WORK INSTRUCTIONS |
Please say how many lines of the listing hold "Apache", with no other words in the answer.

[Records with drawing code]

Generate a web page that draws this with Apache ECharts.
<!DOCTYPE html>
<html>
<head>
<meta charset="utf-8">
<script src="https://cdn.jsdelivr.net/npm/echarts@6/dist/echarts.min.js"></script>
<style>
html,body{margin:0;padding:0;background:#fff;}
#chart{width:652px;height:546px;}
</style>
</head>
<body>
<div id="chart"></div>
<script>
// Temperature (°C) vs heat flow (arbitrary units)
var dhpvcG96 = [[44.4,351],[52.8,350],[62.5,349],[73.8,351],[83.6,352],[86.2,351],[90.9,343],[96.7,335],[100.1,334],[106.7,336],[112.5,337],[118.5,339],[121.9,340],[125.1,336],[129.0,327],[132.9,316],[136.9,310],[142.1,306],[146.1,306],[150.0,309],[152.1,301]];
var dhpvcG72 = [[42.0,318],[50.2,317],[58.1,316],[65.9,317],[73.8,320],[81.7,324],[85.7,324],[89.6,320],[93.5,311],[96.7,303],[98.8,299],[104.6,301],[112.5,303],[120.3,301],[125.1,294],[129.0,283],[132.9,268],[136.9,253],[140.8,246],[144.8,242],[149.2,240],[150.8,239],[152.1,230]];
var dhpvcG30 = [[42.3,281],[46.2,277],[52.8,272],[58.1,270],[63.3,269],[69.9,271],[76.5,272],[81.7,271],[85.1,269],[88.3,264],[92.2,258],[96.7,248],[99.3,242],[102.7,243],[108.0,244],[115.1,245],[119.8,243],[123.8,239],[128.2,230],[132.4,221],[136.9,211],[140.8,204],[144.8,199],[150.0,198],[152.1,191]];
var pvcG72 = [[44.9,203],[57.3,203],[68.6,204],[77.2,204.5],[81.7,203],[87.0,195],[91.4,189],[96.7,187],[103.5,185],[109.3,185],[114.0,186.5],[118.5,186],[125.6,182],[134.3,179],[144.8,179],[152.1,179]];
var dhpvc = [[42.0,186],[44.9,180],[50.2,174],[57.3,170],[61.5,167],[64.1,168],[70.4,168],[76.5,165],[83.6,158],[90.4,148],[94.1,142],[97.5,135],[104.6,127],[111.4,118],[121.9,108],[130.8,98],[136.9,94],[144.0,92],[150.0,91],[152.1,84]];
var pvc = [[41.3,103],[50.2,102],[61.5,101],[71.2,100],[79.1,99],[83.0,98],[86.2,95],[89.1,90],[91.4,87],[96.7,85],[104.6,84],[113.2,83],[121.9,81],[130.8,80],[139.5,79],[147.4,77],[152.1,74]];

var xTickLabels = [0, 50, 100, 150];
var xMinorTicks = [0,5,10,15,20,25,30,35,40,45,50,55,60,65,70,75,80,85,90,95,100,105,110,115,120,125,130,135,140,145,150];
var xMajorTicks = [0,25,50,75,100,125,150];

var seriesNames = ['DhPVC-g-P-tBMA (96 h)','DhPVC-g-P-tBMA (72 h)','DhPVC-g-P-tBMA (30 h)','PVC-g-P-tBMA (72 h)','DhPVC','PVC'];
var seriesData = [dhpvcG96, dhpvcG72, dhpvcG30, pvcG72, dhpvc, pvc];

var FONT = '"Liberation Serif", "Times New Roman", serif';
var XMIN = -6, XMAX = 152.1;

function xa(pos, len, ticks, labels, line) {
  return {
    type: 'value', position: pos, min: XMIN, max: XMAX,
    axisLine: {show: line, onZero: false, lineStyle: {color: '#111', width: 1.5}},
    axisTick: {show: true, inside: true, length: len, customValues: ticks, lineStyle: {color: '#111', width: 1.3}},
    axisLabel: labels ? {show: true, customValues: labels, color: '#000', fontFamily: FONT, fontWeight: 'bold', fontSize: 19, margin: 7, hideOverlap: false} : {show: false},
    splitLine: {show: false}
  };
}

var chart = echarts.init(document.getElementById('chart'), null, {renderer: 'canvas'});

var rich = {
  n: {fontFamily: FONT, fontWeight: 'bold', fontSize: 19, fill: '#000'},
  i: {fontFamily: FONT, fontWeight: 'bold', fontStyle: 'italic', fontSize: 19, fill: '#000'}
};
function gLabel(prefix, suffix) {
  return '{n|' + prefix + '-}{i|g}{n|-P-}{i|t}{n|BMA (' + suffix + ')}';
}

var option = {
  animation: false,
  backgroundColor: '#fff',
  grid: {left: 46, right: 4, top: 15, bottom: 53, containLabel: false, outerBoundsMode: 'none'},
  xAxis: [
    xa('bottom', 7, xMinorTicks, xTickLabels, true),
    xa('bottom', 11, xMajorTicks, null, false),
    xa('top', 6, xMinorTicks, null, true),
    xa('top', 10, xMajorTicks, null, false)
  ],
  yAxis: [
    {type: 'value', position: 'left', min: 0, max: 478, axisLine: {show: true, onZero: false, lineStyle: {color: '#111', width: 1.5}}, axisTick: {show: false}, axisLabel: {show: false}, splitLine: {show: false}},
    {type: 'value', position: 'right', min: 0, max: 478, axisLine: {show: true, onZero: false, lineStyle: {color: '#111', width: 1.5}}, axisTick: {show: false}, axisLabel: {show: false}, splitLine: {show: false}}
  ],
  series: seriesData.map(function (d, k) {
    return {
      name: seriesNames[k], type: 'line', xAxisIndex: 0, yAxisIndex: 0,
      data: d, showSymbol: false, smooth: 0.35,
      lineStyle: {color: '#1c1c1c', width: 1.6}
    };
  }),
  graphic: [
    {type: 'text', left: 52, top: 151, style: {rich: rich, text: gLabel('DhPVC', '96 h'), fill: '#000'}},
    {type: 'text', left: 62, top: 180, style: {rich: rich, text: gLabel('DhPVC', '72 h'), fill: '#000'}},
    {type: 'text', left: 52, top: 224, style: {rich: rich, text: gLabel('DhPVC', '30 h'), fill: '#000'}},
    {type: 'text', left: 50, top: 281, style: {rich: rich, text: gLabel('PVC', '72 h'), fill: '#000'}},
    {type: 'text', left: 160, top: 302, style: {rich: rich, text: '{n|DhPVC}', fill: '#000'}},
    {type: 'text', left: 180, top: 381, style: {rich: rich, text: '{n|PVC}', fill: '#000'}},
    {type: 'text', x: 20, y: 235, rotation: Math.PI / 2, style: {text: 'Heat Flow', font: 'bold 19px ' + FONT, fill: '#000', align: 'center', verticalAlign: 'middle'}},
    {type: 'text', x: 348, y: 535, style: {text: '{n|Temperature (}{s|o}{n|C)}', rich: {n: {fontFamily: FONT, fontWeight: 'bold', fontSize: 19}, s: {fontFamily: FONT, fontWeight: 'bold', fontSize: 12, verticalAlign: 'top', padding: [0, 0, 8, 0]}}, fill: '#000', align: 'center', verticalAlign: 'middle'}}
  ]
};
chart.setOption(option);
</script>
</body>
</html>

...

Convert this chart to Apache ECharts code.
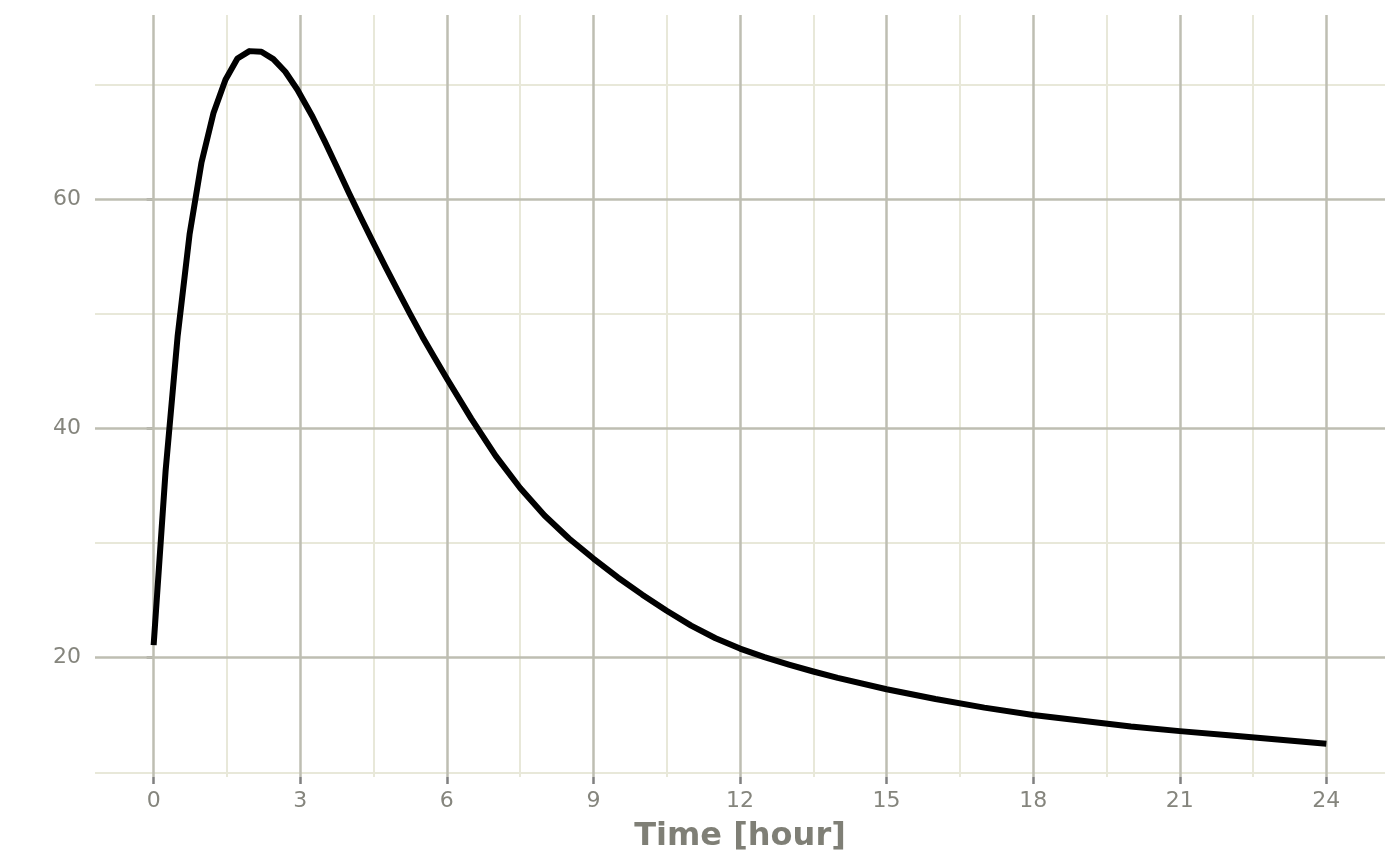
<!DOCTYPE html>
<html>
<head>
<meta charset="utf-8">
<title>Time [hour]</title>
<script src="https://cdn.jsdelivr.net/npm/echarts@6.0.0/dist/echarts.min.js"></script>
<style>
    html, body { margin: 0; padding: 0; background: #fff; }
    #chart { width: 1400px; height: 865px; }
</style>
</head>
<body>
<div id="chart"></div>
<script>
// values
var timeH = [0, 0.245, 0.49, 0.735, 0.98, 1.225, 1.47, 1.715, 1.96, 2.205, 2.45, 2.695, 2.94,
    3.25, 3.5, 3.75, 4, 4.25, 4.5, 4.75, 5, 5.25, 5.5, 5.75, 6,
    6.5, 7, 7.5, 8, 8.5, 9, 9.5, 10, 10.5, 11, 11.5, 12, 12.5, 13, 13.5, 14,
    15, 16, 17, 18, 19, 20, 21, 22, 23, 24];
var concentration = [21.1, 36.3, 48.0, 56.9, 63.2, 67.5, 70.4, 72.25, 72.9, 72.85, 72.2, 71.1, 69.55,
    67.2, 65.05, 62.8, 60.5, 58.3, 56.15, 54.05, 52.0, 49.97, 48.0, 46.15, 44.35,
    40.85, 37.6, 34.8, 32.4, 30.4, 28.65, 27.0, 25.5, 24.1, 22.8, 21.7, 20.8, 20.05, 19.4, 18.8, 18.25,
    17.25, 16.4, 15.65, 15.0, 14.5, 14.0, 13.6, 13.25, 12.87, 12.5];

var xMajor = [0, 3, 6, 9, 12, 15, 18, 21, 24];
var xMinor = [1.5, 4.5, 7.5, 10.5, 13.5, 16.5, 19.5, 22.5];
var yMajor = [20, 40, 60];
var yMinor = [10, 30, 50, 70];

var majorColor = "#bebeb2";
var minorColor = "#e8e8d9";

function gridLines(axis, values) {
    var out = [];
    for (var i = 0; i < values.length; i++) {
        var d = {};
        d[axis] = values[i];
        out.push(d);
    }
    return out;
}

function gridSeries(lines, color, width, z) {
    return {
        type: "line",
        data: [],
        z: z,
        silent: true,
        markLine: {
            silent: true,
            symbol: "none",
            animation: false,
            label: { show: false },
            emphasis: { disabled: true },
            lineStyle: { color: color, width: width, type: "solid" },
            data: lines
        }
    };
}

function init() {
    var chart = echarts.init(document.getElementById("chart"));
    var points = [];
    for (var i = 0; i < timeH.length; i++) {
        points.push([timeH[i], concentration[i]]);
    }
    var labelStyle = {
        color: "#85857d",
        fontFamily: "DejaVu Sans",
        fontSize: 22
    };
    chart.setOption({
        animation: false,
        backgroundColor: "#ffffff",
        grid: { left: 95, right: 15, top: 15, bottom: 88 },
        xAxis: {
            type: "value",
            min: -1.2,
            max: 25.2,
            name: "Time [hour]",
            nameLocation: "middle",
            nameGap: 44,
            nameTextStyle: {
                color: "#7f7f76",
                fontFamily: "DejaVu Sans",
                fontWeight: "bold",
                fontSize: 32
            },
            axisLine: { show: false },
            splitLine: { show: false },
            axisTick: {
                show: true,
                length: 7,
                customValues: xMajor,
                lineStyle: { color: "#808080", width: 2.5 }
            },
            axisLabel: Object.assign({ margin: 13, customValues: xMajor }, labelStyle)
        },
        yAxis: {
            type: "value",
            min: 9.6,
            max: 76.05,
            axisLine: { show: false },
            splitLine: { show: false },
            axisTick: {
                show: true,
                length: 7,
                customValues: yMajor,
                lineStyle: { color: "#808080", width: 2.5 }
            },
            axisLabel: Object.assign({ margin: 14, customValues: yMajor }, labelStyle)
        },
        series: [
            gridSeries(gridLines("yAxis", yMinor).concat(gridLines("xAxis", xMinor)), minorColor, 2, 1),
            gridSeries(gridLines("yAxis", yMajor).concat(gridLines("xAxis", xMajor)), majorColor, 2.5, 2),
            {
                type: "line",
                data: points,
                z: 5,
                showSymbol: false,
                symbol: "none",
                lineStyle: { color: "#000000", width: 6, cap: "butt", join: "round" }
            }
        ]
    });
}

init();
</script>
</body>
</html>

EXERCISE RESPONSE |
2